Ready, Set, Sail!
It was finally happening.
A sailing trip out to the Bellevue beach and Skødshoved (Mols) near Aarhus with my housemates at Hasle Ringvej. It was quite the occasion to start my first month in the city, and oh, I was stoked!
Our landlord Marni Nicalsen, who hails from the Faroe Islands, had planned this event around mid-August. We waited until some of our remaining friends moved into the house and did the trip together before classes began in September.
Every year, Marni organizes these trips for his new tenants to break the ice in the shared house.. We had been told that late autumn weather in Aarhus would be bleak , so we decided to set sail in the last week of August.
I remember vividly the grin on everyone’s faces as we biked down to Nordhavn harbor. The weather was pleasant: there were blue skies with occasional breeze, which was not bad at all by Aarhus standards. With our moods lifted, we reached the harbor in no time.
We gathered at the dockside where Marni was frantically setting sail. And, there we were introduced to Hurley, a cute veteran boat from the 1970s, which had enough room (and a toilet!) for the seven of us.
“Welcome onboard! She may look small but she can sail on all the world’s oceans,” he said with a wink.
Only when we boarded the boat did we realize that Hurley was actually smaller than she appeared. Or probably, there were just too many of us. Marni guided us to our seating positions to balance the boat before we set sail. I took the bow (the front part of the boat and also, the most exposed) while the others moved to both sides of the deck and the rear stern.
For someone who comes from a landlocked mountainous country, sailing came by as a completely new experience. I really wanted to have a 360-degree view from upfront. As we passed by the docks in the harbor, I was thrilled to see the numerous vintage vessels carrying flags from all over Europe.
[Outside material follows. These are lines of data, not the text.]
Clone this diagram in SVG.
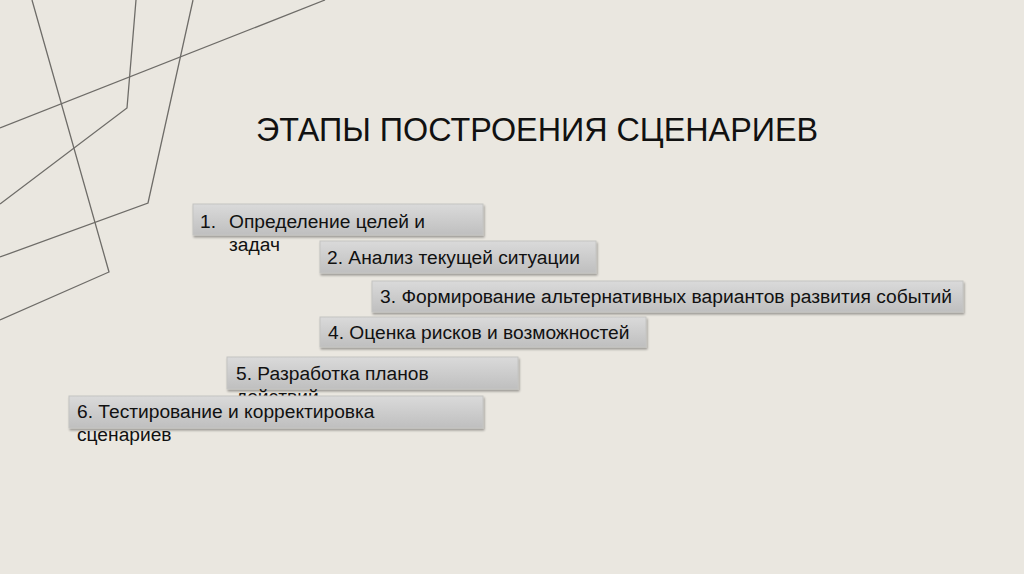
<svg xmlns="http://www.w3.org/2000/svg" width="1024" height="574" viewBox="0 0 1024 574">
<defs>
<linearGradient id="g" x1="0" y1="0" x2="0" y2="1">
<stop offset="0" stop-color="#dadada"/>
<stop offset="1" stop-color="#bfbfbf"/>
</linearGradient>
<filter id="sh" x="-5%" y="-20%" width="110%" height="150%">
<feGaussianBlur in="SourceAlpha" stdDeviation="1.2"/>
<feOffset dx="1" dy="1.5" result="b"/>
<feComponentTransfer><feFuncA type="linear" slope="0.35"/></feComponentTransfer>
<feMerge><feMergeNode/><feMergeNode in="SourceGraphic"/></feMerge>
</filter>
</defs>
<style>
.ln{fill:none;stroke:#6e6c68;stroke-width:1.3}
.box{fill:url(#g);stroke:#c4c4c2;stroke-width:1;filter:url(#sh)}
.t{font-family:"Liberation Sans",Arial,sans-serif;font-size:19.2px;fill:#111}
.title{font-family:"Liberation Sans",Arial,sans-serif;font-size:34px;fill:#111}
</style>
<rect width="1024" height="574" fill="#eae7e0"/>
<g id="decor">
<polyline class="ln" points="32,0 109,272 0,320"/>
<polyline class="ln" points="136,0 127,108 0,204"/>
<polyline class="ln" points="193,0 148,203 0,257"/>
<line class="ln" x1="325" y1="0" x2="0" y2="128"/>
</g>
<g id="title">
<text class="title" x="256" y="141" textLength="562" lengthAdjust="spacingAndGlyphs">ЭТАПЫ ПОСТРОЕНИЯ СЦЕНАРИЕВ</text>
</g>
<g id="connectors"></g>
<g id="node1">
<rect class="box" x="193" y="204" width="290" height="31"/>
<text class="t" x="200" y="228">1.</text>
<text class="t" x="229" y="228">Определение целей и</text>
<text class="t" x="229" y="251">задач</text>
</g>
<g id="node2">
<rect class="box" x="320" y="241" width="276" height="32"/>
<text class="t" x="327" y="264">2. Анализ текущей ситуации</text>
</g>
<g id="node3">
<rect class="box" x="372" y="281" width="591" height="31"/>
<text class="t" x="380" y="303" textLength="572" lengthAdjust="spacingAndGlyphs">3. Формирование альтернативных вариантов развития событий</text>
</g>
<g id="node4">
<rect class="box" x="320" y="317" width="326" height="30"/>
<text class="t" x="328" y="339">4. Оценка рисков и возможностей</text>
</g>
<g id="node5">
<rect class="box" x="227" y="357" width="291" height="32"/>
<text class="t" x="236" y="380">5. Разработка планов</text>
<text class="t" x="236" y="403">действий</text>
</g>
<g id="node6">
<rect class="box" x="69" y="396" width="414" height="32"/>
<text class="t" x="77" y="418">6. Тестирование и корректировка</text>
<text class="t" x="77" y="441">сценариев</text>
</g>
</svg>
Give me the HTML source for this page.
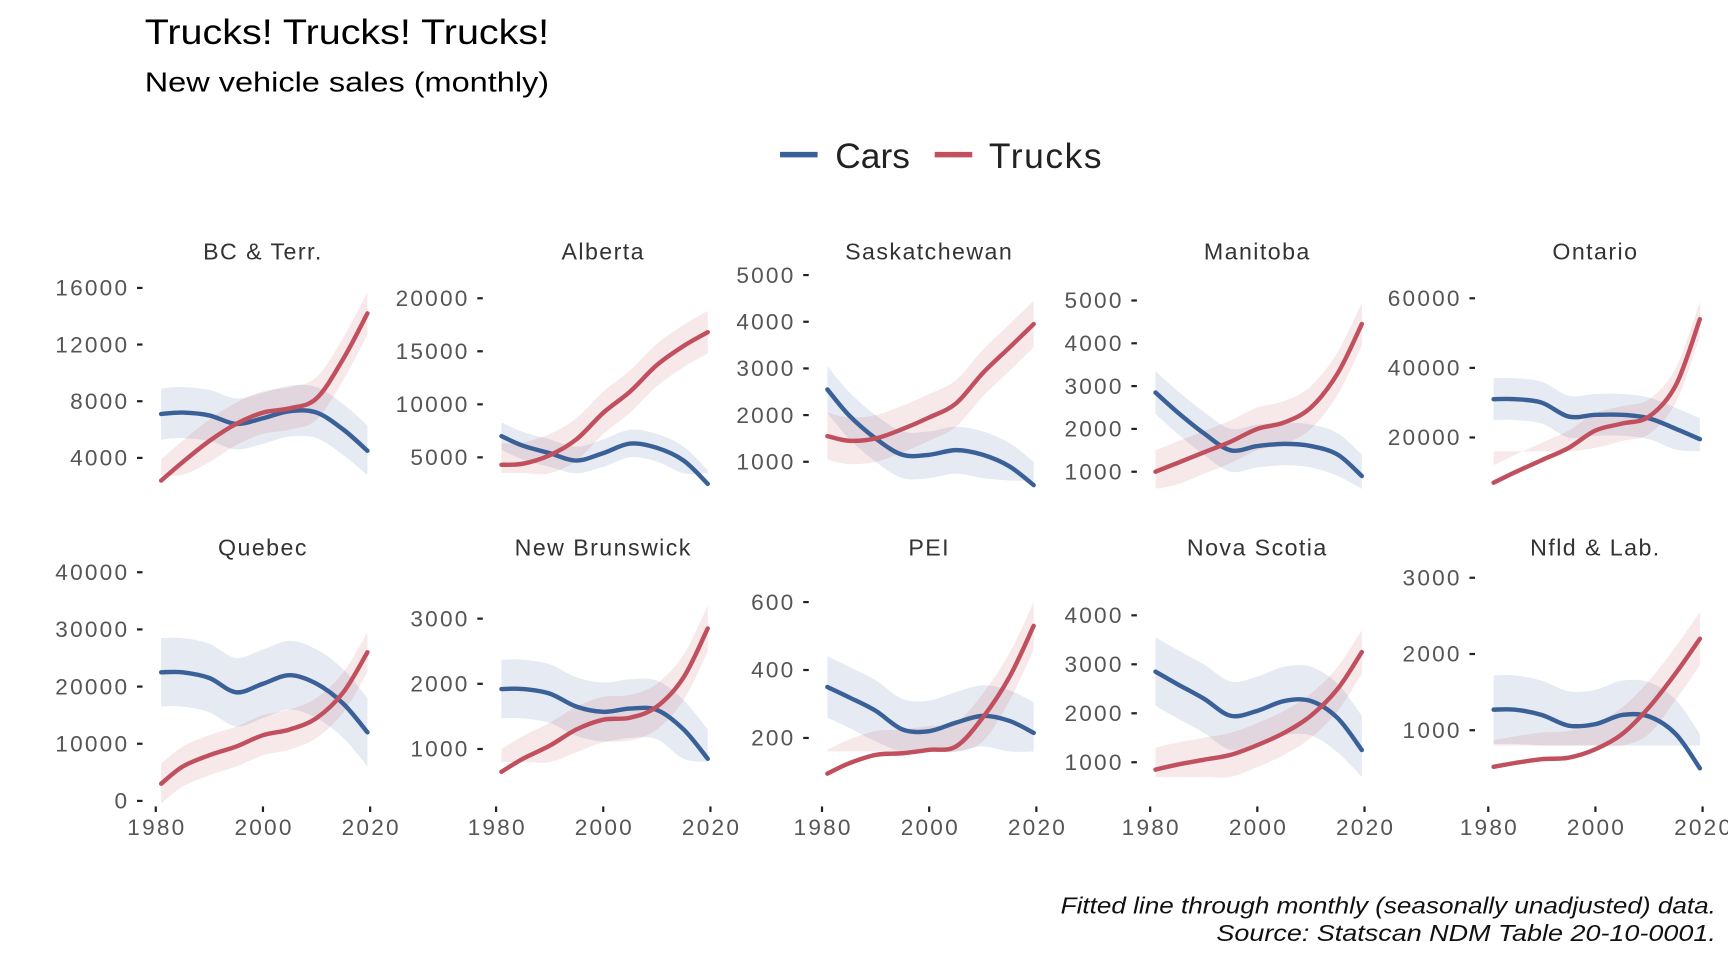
<!DOCTYPE html>
<html><head><meta charset="utf-8"><style>
html,body{margin:0;padding:0;background:#fff;}
svg{display:block;font-family:"Liberation Sans",sans-serif;}
</style></head><body>
<svg id="chart" width="1728" height="960" viewBox="0 0 1564 869" preserveAspectRatio="none" xmlns="http://www.w3.org/2000/svg">
<text x="131" y="40" font-size="32" fill="#000" textLength="366" lengthAdjust="spacingAndGlyphs">Trucks! Trucks! Trucks!</text>
<text x="131" y="83" font-size="25" fill="#000" textLength="366" lengthAdjust="spacingAndGlyphs">New vehicle sales (monthly)</text>
<g>
<g><line x1="706" y1="140" x2="740" y2="140" stroke="#3a6098" stroke-width="5"/><text x="756" y="152" font-size="32" fill="#222">Cars</text></g>
<g><line x1="846" y1="140" x2="880" y2="140" stroke="#c1505f" stroke-width="5"/><text x="895" y="152" font-size="32" fill="#222" textLength="102">Trucks</text></g>
</g>
<text x="1553" y="827" font-size="21" font-style="italic" text-anchor="end" fill="#111" textLength="593" lengthAdjust="spacingAndGlyphs">Fitted line through monthly (seasonally unadjusted) data.</text>
<text x="1553" y="852" font-size="21" font-style="italic" text-anchor="end" fill="#111" textLength="452" lengthAdjust="spacingAndGlyphs">Source: Statscan NDM Table 20-10-0001.</text>
<g id="panels"></g>
</svg>
<script>
const years = [1981,1985,1990,1995,2000,2005,2010,2015,2019.5];
const panelNames = ["BC & Terr.","Alberta","Saskatchewan","Manitoba","Ontario","Quebec","New Brunswick","PEI","Nova Scotia","Nfld & Lab."];
const carsValues = [
 [7100,7200,7000,6400,6800,7300,7200,6000,4500],
 [7000,6100,5400,4700,5400,6300,5900,4700,2500],
 [2550,2000,1500,1150,1150,1250,1150,900,500],
 [2850,2400,1900,1500,1600,1650,1600,1400,900],
 [31000,31000,30000,26000,26500,26500,25500,22500,19500],
 [22500,22500,21500,19000,20500,22000,20500,17000,12000],
 [1920,1920,1850,1650,1570,1620,1600,1300,850],
 [350,320,280,225,220,245,265,250,215],
 [2850,2600,2300,1950,2050,2250,2250,1900,1250],
 [1270,1270,1200,1060,1080,1200,1180,950,500]];
const trucksValues = [
 [2400,3700,5200,6400,7200,7500,8200,11000,14200],
 [4300,4400,5200,6700,9200,11200,13700,15500,16800],
 [1550,1450,1500,1700,1950,2250,2900,3450,3950],
 [1000,1200,1450,1700,2000,2150,2500,3300,4450],
 [7000,10000,13500,17000,22000,24000,26000,35000,54000],
 [3000,6000,8000,9500,11500,12500,14500,19000,26000],
 [650,850,1050,1300,1450,1480,1650,2100,2850],
 [95,125,150,155,165,175,260,380,530],
 [850,950,1050,1150,1350,1600,1950,2500,3250],
 [520,570,620,640,750,950,1300,1750,2200]];
const carsSpread = [1800,1300,500,500,6000,6000,450,90,700,450];
const trucksSpread = [1500,2000,500,500,5000,3500,350,70,450,350];
const yTicks = [
 [4000,8000,12000,16000],[5000,10000,15000,20000],[1000,2000,3000,4000,5000],[1000,2000,3000,4000,5000],[20000,40000,60000],
 [0,10000,20000,30000,40000],[1000,2000,3000],[200,400,600],[1000,2000,3000,4000],[1000,2000,3000]];
const xTicks = [1980,2000,2020];
const px0=[141,449,744,1041,1347];
const yCal=[
 [4000,414.5,16000,260.6],[5000,414,20000,270],[1000,418,5000,249],[1000,427,5000,272],[20000,396,60000,270],
 [0,725,40000,518],[1000,678,3000,560],[200,668,600,545],[1000,690,4000,557],[1000,661,3000,523]];
const W=194;
const NS="http://www.w3.org/2000/svg";
const root=document.getElementById('panels');
function mk(tag,attrs,parent){const e=document.createElementNS(NS,tag);for(const k in attrs)e.setAttribute(k,attrs[k]);parent.appendChild(e);return e;}
function spline(pts){let d=`M${pts[0][0]},${pts[0][1]}`;for(let i=0;i<pts.length-1;i++){const p0=pts[i-1]||pts[i],p1=pts[i],p2=pts[i+1],p3=pts[i+2]||p2;
 const c1=[p1[0]+(p2[0]-p0[0])/6,p1[1]+(p2[1]-p0[1])/6],c2=[p2[0]-(p3[0]-p1[0])/6,p2[1]-(p3[1]-p1[1])/6];
 d+=`C${c1[0]},${c1[1]} ${c2[0]},${c2[1]} ${p2[0]},${p2[1]}`;}return d;}
panelNames.forEach((name,i)=>{
 const row=Math.floor(i/5),col=i%5,x0=px0[col];
 const c=yCal[i];
 const xS=yr=>x0+(yr-1980)/40*W;
 const yS=v=>c[1]+(v-c[0])*(c[3]-c[1])/(c[2]-c[0]);
 const g=mk('g',{},root);
 
 
 const st=mk('text',{x:x0+W/2,y:row?503:235,'font-size':21,'text-anchor':'middle',fill:'#333','letter-spacing':1.3},g);
 st.textContent=name;
 
 
 yTicks[i].forEach(v=>{const y=yS(v);
  const tk=mk('line',{x1:x0-17,x2:x0-12,y1:y,y2:y,stroke:'#222','stroke-width':2},g);
  
  
  const t=mk('text',{x:x0-24,y:y+7,'font-size':20.5,'text-anchor':'end',fill:'#555','letter-spacing':2},g);t.textContent=v;
  
  });
 if(row===1){xTicks.forEach(yr=>{const x=xS(yr);
  const tk=mk('line',{x1:x,x2:x,y1:730,y2:735,stroke:'#222','stroke-width':2},g);
  
  
  const t=mk('text',{x:x+1,y:756,'font-size':20.5,'text-anchor':'middle',fill:'#555','letter-spacing':2},g);t.textContent=yr;
  
  });}
 [[carsValues[i],carsSpread[i],'#3a6098','cars'],[trucksValues[i],trucksSpread[i],'#c1505f','trucks']].forEach(([vals,sp,col,nm])=>{
  const up=years.map((yr,k)=>[xS(yr),yS(vals[k]+sp)]),lo=years.map((yr,k)=>[xS(yr),yS(Math.max(vals[k]-sp,c[0]-(c[2]-c[0])*0.1))]).reverse();
  const band=mk('path',{d:spline(up)+'L'+spline(lo).slice(1)+'Z',fill:col,opacity:0.13},g);
  
  
 });
 [[carsValues[i],'#3a6098','cars'],[trucksValues[i],'#c1505f','trucks']].forEach(([vals,col,nm])=>{
  const p=mk('path',{d:spline(years.map((yr,k)=>[xS(yr),yS(vals[k])])),fill:'none',stroke:col,'stroke-width':4,'stroke-linecap':'round'},g);
  
  
 });
});
</script>
</body></html>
Lorenzo Canu, a fellow student from Italy, patted me from behind and offered a beer. I looked around to see everyone with beer in their hands. We toasted. It was perfect! This was exactly one of the reasons why I chose to live in a shared house in my first year: to be able to share such vivid memories with diverse people.
At the house, we were four fellow Erasmus students pursuing journalism (from Nepal, Norway, Italy and France) along with four others (from Spain, Belgium, Austria and the US) who belonged to a different programme on environment and soil science. Living in a shared space taught all of us to be disciplined and respectful of each other’s space, habit and culture.
As we sailed further towards Skødshoved, strong winds caught the sail. In no time, our boat swayed with the rolling waters. I was drenched from the waist down since I sat on the front end. I pretentiously laughed it off even though I was honestly quite scared.
Marni reminded us that we needed to head towards calm waters if we wanted to swim for a bit. Fortunately, the weather was on our side. In about 10 minutes, the air cleared and we found a good spot to swim. Save a few, all of us head dived into the salty cold water for some rejuvenation. But it was so chilling that I did not even last five minutes there.
After the swim, we finished our snacks and drinks with Marni while he shared stories about his experiences living in the Faroe Islands and Denmark. Since the air was relatively calm, I took out my drone and captured some of the group moments. I almost crashed the drone as its sensor malfunctioned.. But with teamwork, we caught it safely.
It was the afternoon golden hour already and the silhouette of the Aarhus skyline overlooking the horizon looked extremely gorgeous. As it slowly got dark and chilly, we took the last sip of our beers for the road. We reached the dockside by dusk.
This sailing trip was more than just a casual day out; it was a sensational moment for me with new people in a new land. I will always cherish these good memories together with my housemates and highly recommend prospective students to consider shared living if you are up for some diverse experiences.